Provided data.

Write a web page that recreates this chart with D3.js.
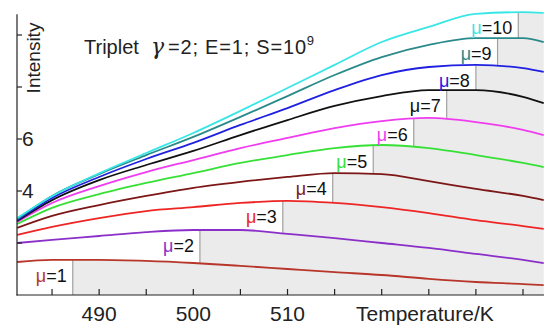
--
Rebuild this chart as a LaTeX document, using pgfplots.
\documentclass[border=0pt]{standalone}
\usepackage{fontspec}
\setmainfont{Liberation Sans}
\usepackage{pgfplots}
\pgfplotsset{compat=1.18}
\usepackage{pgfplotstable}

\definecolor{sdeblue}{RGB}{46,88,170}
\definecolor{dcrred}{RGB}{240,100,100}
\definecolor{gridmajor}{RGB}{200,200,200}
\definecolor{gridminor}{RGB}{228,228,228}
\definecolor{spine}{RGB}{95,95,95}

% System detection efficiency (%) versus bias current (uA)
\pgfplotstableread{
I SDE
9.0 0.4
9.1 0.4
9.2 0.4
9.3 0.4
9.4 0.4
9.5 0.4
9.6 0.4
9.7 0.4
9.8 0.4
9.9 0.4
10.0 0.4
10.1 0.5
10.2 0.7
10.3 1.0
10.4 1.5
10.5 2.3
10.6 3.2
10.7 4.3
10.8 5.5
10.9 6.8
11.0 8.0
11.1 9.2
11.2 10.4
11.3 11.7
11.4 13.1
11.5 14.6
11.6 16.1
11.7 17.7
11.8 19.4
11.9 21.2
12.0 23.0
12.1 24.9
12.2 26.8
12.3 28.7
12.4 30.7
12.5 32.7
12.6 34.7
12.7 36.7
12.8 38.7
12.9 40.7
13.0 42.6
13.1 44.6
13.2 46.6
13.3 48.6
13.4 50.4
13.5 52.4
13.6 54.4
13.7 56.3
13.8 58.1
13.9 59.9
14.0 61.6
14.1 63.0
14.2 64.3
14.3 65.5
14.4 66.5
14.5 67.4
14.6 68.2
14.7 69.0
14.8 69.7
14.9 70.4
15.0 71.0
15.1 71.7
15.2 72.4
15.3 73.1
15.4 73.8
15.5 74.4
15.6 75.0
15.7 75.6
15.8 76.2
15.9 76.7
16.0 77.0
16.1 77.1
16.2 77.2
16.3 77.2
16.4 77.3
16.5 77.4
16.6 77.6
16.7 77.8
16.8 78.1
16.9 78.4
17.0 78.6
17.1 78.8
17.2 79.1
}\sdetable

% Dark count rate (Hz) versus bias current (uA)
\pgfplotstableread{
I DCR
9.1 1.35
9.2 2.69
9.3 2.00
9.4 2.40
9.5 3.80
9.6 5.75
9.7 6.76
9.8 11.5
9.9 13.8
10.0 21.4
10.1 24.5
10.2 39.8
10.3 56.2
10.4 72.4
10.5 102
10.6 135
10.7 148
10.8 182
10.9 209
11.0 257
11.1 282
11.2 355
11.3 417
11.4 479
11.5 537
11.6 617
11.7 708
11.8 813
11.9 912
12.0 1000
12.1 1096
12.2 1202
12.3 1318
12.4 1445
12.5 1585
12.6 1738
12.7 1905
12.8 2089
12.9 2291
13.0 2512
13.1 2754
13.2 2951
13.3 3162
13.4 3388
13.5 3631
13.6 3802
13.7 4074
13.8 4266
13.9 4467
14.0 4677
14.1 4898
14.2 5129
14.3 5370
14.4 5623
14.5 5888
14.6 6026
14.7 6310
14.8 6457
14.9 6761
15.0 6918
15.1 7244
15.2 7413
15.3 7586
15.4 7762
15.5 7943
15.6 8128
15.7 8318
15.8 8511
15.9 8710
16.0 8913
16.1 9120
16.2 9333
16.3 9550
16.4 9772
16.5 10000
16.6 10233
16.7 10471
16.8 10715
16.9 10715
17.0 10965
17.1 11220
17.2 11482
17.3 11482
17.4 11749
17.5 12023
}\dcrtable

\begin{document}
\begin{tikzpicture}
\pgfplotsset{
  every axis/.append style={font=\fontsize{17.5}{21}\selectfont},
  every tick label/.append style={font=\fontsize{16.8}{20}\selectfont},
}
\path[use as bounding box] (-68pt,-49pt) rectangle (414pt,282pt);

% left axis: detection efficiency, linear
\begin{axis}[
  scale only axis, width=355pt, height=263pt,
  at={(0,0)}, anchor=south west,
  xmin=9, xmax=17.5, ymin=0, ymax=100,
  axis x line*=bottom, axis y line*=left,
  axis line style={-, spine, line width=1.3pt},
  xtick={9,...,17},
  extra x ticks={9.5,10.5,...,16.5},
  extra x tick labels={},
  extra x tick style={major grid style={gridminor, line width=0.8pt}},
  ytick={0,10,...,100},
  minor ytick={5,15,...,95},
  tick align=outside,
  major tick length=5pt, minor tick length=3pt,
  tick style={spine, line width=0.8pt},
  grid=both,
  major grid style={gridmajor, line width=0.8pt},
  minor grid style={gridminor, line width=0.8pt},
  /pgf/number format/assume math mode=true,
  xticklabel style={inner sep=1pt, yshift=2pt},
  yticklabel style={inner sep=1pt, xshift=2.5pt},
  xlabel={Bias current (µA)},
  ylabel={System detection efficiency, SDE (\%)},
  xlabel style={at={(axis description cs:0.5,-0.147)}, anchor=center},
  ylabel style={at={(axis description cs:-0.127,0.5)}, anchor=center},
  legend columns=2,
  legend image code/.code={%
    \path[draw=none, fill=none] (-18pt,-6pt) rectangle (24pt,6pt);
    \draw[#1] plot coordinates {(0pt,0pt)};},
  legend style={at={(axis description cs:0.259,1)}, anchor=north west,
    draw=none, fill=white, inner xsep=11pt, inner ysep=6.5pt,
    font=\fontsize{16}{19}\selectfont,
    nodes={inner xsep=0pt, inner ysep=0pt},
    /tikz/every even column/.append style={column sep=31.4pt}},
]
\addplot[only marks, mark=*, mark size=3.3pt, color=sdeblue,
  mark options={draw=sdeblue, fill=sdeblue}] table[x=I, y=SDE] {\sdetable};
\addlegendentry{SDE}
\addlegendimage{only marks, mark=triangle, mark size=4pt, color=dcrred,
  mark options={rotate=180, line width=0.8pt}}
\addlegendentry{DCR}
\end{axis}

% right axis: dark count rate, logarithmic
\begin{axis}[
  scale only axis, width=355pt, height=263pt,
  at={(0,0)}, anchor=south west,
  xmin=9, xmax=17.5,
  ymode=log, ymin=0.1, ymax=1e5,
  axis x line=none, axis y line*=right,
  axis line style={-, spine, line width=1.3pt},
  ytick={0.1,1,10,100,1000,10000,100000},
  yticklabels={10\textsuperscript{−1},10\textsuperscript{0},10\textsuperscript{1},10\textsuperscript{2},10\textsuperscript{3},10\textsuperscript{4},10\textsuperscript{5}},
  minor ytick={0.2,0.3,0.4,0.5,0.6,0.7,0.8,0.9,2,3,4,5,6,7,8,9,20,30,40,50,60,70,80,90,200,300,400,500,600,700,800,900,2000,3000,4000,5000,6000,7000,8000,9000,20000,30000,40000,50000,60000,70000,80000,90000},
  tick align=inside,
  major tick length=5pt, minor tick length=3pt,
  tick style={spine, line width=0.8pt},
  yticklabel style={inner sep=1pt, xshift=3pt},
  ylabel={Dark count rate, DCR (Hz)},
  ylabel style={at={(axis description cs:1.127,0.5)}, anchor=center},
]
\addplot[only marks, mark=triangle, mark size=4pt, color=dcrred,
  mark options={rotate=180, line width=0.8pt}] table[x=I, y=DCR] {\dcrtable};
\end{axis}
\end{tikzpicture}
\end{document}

Challenge. Return each line where "chart" shows up.

Answer for this exercise.
Write a web page that recreates this chart with D3.js.
Rebuild this chart as a LaTeX document, using pgfplots.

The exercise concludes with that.